Speaker
Description
Modern astronomical surveys such as HST, JWST, Euclid, and LSST are generating petabyte-scale imaging archives across multiple wavelengths and epochs. Traditional image retrieval methods, which are based solely on metadata, such as sky position, filter, or exposure time- are insufficient to identify objects with similar visual or physical characteristics. To enable efficient discovery in these massive datasets, content-based search methods that operate directly on image representations are required. Early studies in this area relied on handcrafted features or supervised convolutional neural networks (CNNs), which require extensive labelled data and thus limit scalability.

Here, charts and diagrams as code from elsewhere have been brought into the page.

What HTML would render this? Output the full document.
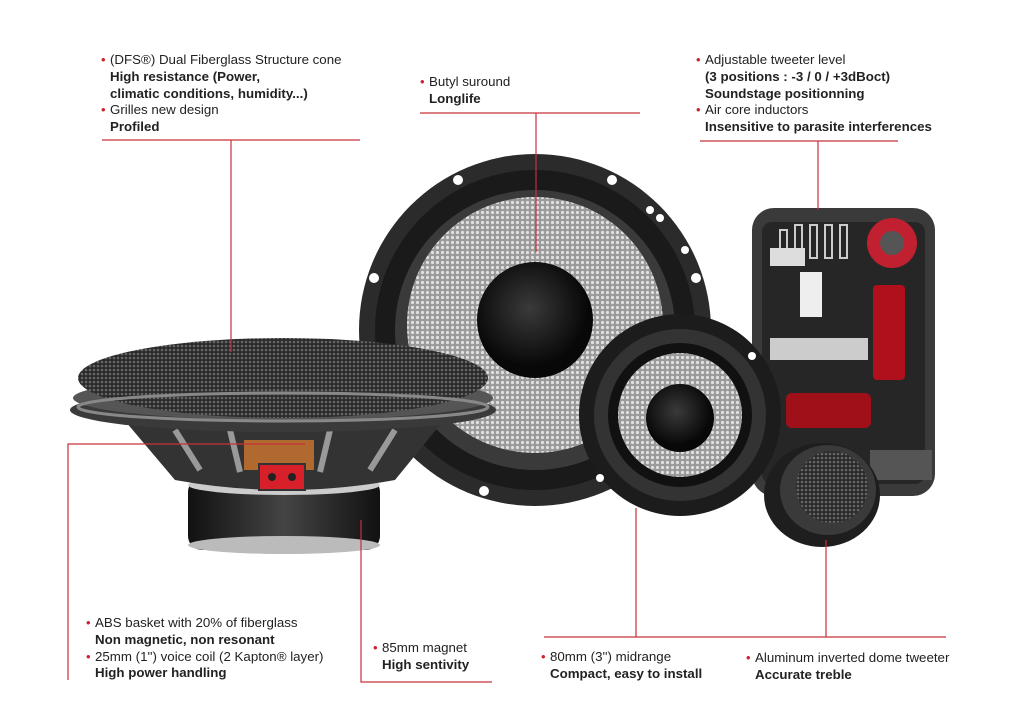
<!DOCTYPE html>
<html><head><meta charset="utf-8"><style>
html,body{margin:0;padding:0;background:#fff}
#w{position:relative;width:1023px;height:716px;overflow:hidden;background:#fff;font-family:"Liberation Sans",sans-serif;color:#222}
svg{position:absolute;left:0;top:0}
.t{position:absolute;font-size:13.3px;line-height:16.8px;white-space:nowrap}
.t b{font-weight:bold}
.d{color:#d0202a;font-size:13px;position:absolute;margin-left:-9px}
</style></head><body><div id="w">
<svg width="1023" height="716" viewBox="0 0 1023 716">
<defs>
<pattern id="mesh" width="5" height="5" patternUnits="userSpaceOnUse"><rect width="5" height="5" fill="#9a9a9a"/><circle cx="2.5" cy="2.5" r="1.6" fill="#e0e0e0"/></pattern>
<pattern id="meshd" width="4" height="4" patternUnits="userSpaceOnUse"><rect width="4" height="4" fill="#2a2a2a"/><circle cx="2" cy="2" r="1.3" fill="#666"/></pattern>
<radialGradient id="cone" cx="45%" cy="40%"><stop offset="0" stop-color="#3a3a3a"/><stop offset="1" stop-color="#080808"/></radialGradient>
<linearGradient id="mag" x1="0" x2="1"><stop offset="0" stop-color="#111"/><stop offset=".5" stop-color="#444"/><stop offset="1" stop-color="#111"/></linearGradient>
</defs>
<circle cx="535" cy="330" r="176" fill="#2b2b2b"/>
<circle cx="535" cy="330" r="160" fill="#1a1a1a"/>
<circle cx="535" cy="330" r="140" fill="#3a3a3a"/>
<circle cx="535" cy="325" r="128" fill="url(#mesh)"/>
<circle cx="535" cy="320" r="58" fill="url(#cone)"/>
<g fill="#fff"><circle cx="458" cy="180" r="5"/><circle cx="612" cy="180" r="5"/><circle cx="374" cy="278" r="5"/><circle cx="696" cy="278" r="5"/><circle cx="484" cy="491" r="5"/><circle cx="650" cy="210" r="4"/><circle cx="660" cy="218" r="4"/><circle cx="685" cy="250" r="4"/></g>
<rect x="752" y="208" width="183" height="288" rx="22" fill="#3a3a3a"/>
<rect x="762" y="222" width="163" height="262" rx="10" fill="#262626"/>
<g fill="none" stroke="#ccc" stroke-width="2"><rect x="780" y="230" width="7" height="28"/><rect x="795" y="225" width="7" height="33"/><rect x="810" y="225" width="7" height="33"/><rect x="825" y="225" width="7" height="33"/><rect x="840" y="225" width="7" height="33"/></g>
<rect x="770" y="248" width="35" height="18" fill="#ddd"/>
<circle cx="892" cy="243" r="25" fill="#c02030"/><circle cx="892" cy="243" r="12" fill="#555"/>
<rect x="800" y="272" width="22" height="45" fill="#eee"/>
<rect x="770" y="338" width="98" height="22" fill="#ccc"/>
<rect x="873" y="285" width="32" height="95" rx="4" fill="#b0101c"/>
<rect x="786" y="393" width="85" height="35" rx="6" fill="#a01018"/>
<rect x="870" y="450" width="62" height="30" fill="#555"/>
<circle cx="680" cy="415" r="101" fill="#1c1c1c"/>
<circle cx="680" cy="415" r="86" fill="#333"/>
<circle cx="680" cy="415" r="72" fill="#111"/>
<circle cx="680" cy="415" r="62" fill="url(#mesh)"/>
<circle cx="680" cy="418" r="34" fill="url(#cone)"/>
<g fill="#fff"><circle cx="752" cy="356" r="4"/><circle cx="600" cy="478" r="4"/></g>
<ellipse cx="822" cy="495" rx="58" ry="52" fill="#1e1e1e"/>
<ellipse cx="828" cy="490" rx="48" ry="45" fill="#3a3a3a"/>
<circle cx="832" cy="487" r="36" fill="url(#meshd)"/>
<rect x="188" y="478" width="192" height="72" rx="14" fill="url(#mag)"/>
<ellipse cx="284" cy="485" rx="96" ry="10" fill="#ccc"/>
<ellipse cx="284" cy="545" rx="96" ry="9" fill="#bbb"/>
<path d="M120 415 L448 415 L395 480 Q284 500 175 480 Z" fill="#333"/>
<path d="M175 430 L200 470 M230 430 L240 472 M330 430 L320 472 M395 430 L370 470" stroke="#999" stroke-width="6"/>
<rect x="244" y="440" width="70" height="30" fill="#b06a30"/>
<rect x="259" y="464" width="46" height="26" fill="#d8202a" stroke="#333" stroke-width="2"/>
<circle cx="272" cy="477" r="4" fill="#222"/><circle cx="292" cy="477" r="4" fill="#222"/>
<ellipse cx="283" cy="410" rx="213" ry="22" fill="#3a3a3a"/>
<ellipse cx="283" cy="398" rx="210" ry="22" fill="#555"/>
<ellipse cx="283" cy="378" rx="205" ry="40" fill="url(#meshd)"/>
<ellipse cx="283" cy="407" rx="205" ry="14" fill="none" stroke="#888" stroke-width="3"/>
<g stroke="#c8303a" stroke-width="1.2" fill="none">
<path d="M102 140 H360 M231 140 V352"/>
<path d="M420 113 H640 M536 113 V252"/>
<path d="M700 141 H898 M818 141 V210"/>
<path d="M68 680 V444 H305"/>
<path d="M361 520 V682 H492"/>
<path d="M544 637 H946 M636 508 V637 M826 540 V637"/>
</g>
</svg>
<div class="t" style="left:110px;top:52px"><span class="d">•</span>(DFS®) Dual Fiberglass Structure cone<br><b>High resistance (Power,<br>climatic conditions, humidity...)</b><br><span class="d">•</span>Grilles new design<br><b>Profiled</b></div>
<div class="t" style="left:429px;top:74px"><span class="d">•</span>Butyl suround<br><b>Longlife</b></div>
<div class="t" style="left:705px;top:52px"><span class="d">•</span>Adjustable tweeter level<br><b>(3 positions : -3 / 0 / +3dBoct)<br>Soundstage positionning</b><br><span class="d">•</span>Air core inductors<br><b>Insensitive to parasite interferences</b></div>
<div class="t" style="left:95px;top:615px"><span class="d">•</span>ABS basket with 20% of fiberglass<br><b>Non magnetic, non resonant</b><br><span class="d">•</span>25mm (1'') voice coil (2 Kapton® layer)<br><b>High power handling</b></div>
<div class="t" style="left:382px;top:640px"><span class="d">•</span>85mm magnet<br><b>High sentivity</b></div>
<div class="t" style="left:550px;top:649px"><span class="d">•</span>80mm (3'') midrange<br><b>Compact, easy to install</b></div>
<div class="t" style="left:755px;top:650px"><span class="d">•</span>Aluminum inverted dome tweeter<br><b>Accurate treble</b></div>
</div></body></html>
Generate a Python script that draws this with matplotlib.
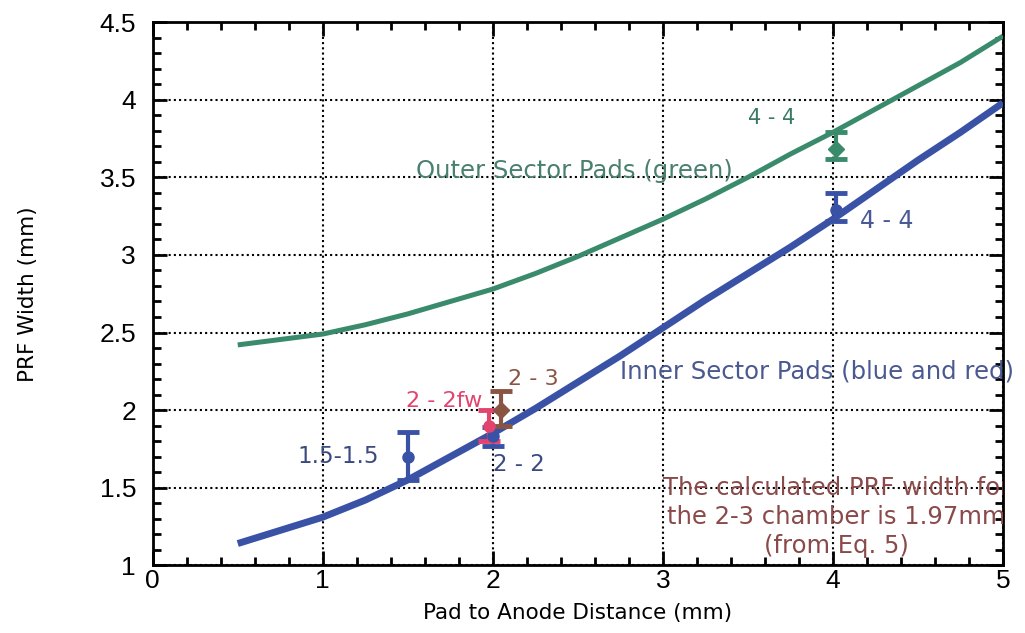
import matplotlib
matplotlib.use("Agg")
import matplotlib.pyplot as plt
from matplotlib.ticker import MultipleLocator, FuncFormatter

plt.rcParams['font.family'] = ['Liberation Sans', 'DejaVu Sans']

# Curves
x_curve = [0.5, 1.0, 1.25, 1.5, 1.75, 2.0, 2.25, 2.5, 2.75, 3.0, 3.25, 3.5,
           3.75, 4.0, 4.25, 4.5, 4.75, 5.0]
outer_width = [2.42, 2.49, 2.55, 2.62, 2.70, 2.78, 2.88, 2.99, 3.11, 3.23, 3.36, 3.50,
               3.65, 3.79, 3.94, 4.09, 4.24, 4.41]
inner_width = [1.14, 1.31, 1.42, 1.55, 1.70, 1.85, 2.01, 2.18, 2.35, 2.53, 2.71, 2.88,
               3.05, 3.23, 3.42, 3.61, 3.79, 3.98]

# Measured points
pt_labels = ["1.5-1.5", "2-2", "2-2fw", "2-3", "4-4 outer", "4-4 inner"]
pt_x = [1.5, 2.0, 1.98, 2.05, 4.02, 4.02]
pt_y = [1.70, 1.83, 1.90, 2.00, 3.68, 3.29]
pt_err_lo = [0.15, 0.06, 0.10, 0.10, 0.06, 0.07]
pt_err_hi = [0.16, 0.06, 0.10, 0.12, 0.11, 0.11]
pt_markers = ['o', 'o', 'o', 'D', 'D', 'o']

GREEN = "#3a8a6c"
BLUE = "#3a52a6"
PINK = "#e2446e"
BROWN = "#8a5442"
pt_colors = [BLUE, BLUE, PINK, BROWN, GREEN, BLUE]

ANN = ['DejaVu Sans']

fig = plt.figure(figsize=(10.25, 6.33), dpi=100)
ax = fig.add_axes([0.149, 0.107, 0.8295, 0.858])

ax.plot(x_curve, outer_width, color=GREEN, lw=3.6, solid_capstyle='butt',
        solid_joinstyle='round', zorder=3)
ax.plot(x_curve, inner_width, color=BLUE, lw=5, solid_capstyle='butt',
        solid_joinstyle='round', zorder=3)

for lab, x, y, lo, hi, c, m in zip(pt_labels, pt_x, pt_y, pt_err_lo, pt_err_hi,
                                   pt_colors, pt_markers):
    ax.errorbar([x], [y], yerr=[[lo], [hi]], fmt=m, color=c, ms=8,
                elinewidth=3, capsize=8, capthick=3.5, zorder=4)

ax.set_xlim(0, 5)
ax.set_ylim(1, 4.5)
ax.xaxis.set_major_locator(MultipleLocator(1))
ax.xaxis.set_minor_locator(MultipleLocator(0.2))
ax.yaxis.set_major_locator(MultipleLocator(0.5))
ax.yaxis.set_minor_locator(MultipleLocator(0.1))
fmt = FuncFormatter(lambda v, p: "%g" % v)
ax.xaxis.set_major_formatter(fmt)
ax.yaxis.set_major_formatter(fmt)
ax.tick_params(which='both', direction='in', top=True, right=True, width=2)
ax.tick_params(which='major', length=10, labelsize=19)
ax.tick_params(axis='x', which='major', pad=3)
ax.tick_params(axis='y', which='major', pad=12)
ax.tick_params(which='minor', length=6)
for s in ax.spines.values():
    s.set_linewidth(2)
ax.grid(True, which='major', color='black', linestyle=(0, (1, 1.5)), lw=1.5, zorder=1)

ax.set_xlabel("Pad to Anode Distance (mm)", fontsize=15.5, family=ANN, labelpad=7)
ax.set_ylabel("PRF Width (mm)", fontsize=15.5, family=ANN, labelpad=44)

ax.text(2.48, 3.54, "Outer Sector Pads (green)", color="#4a8070", fontsize=17.5,
        family=ANN, ha='center', va='center', zorder=5)
ax.text(3.64, 3.88, "4 - 4", color="#3a7a62", fontsize=15, family=ANN,
        ha='center', va='center')
ax.text(4.16, 3.22, "4 - 4", color="#4a5a98", fontsize=17, family=ANN,
        ha='left', va='center')
ax.text(2.75, 2.25, "Inner Sector Pads (blue and red)", color="#4a5a90", fontsize=17.5,
        family=ANN, ha='left', va='center', clip_on=False)
ax.text(2.09, 2.2, "2 - 3", color=BROWN, fontsize=16, family=ANN, ha='left', va='center')
ax.text(1.94, 2.06, "2 - 2fw", color=PINK, fontsize=16, family=ANN, ha='right', va='center')
ax.text(1.33, 1.70, "1.5-1.5", color="#3a4a80", fontsize=16.5, family=ANN,
        ha='right', va='center')
ax.text(2.0, 1.65, "2 - 2", color="#3a4a80", fontsize=16.5, family=ANN,
        ha='left', va='center')
ax.text(4.02, 1.31, "The calculated PRF width for\nthe 2-3 chamber is 1.97mm\n(from Eq. 5)",
        color="#8a4a4a", fontsize=17.5, family=ANN, ha='center', va='center',
        linespacing=1.25, clip_on=True, zorder=5)

fig.savefig("out.png", dpi=100)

More recent advances employ unsupervised or self-supervised learning to extract intrinsic representations of astronomical images. In particular, Teimoorinia et al. (2021) introduced a fully unsupervised two-stage framework that combines self-organizing maps (SOMs) and CNN autoencoders for image modelling and similarity search, demonstrating the feasibility of data-driven discovery without labels. Building on this foundation, we present a practical and scalable framework that integrates state-of-the-art self-supervised learning into the Canadian Astronomy Data Center’s Common Archive Observation Model (CAOM). Using techniques such as variance–invariance–covariance regularization (VICReg) and deep embedded clustering (DEC), our system generates high-dimensional embeddings that capture both the visual morphology and physical properties of astronomical sources. We demonstrate that these learned representations enable efficient, scientifically meaningful image retrieval within large, heterogeneous archives, paving the way for next-generation, content-based discovery tools in data center environments.
| Affiliation of the submitter | HAA/CADC |
|---|---|
| Attendance | in-person |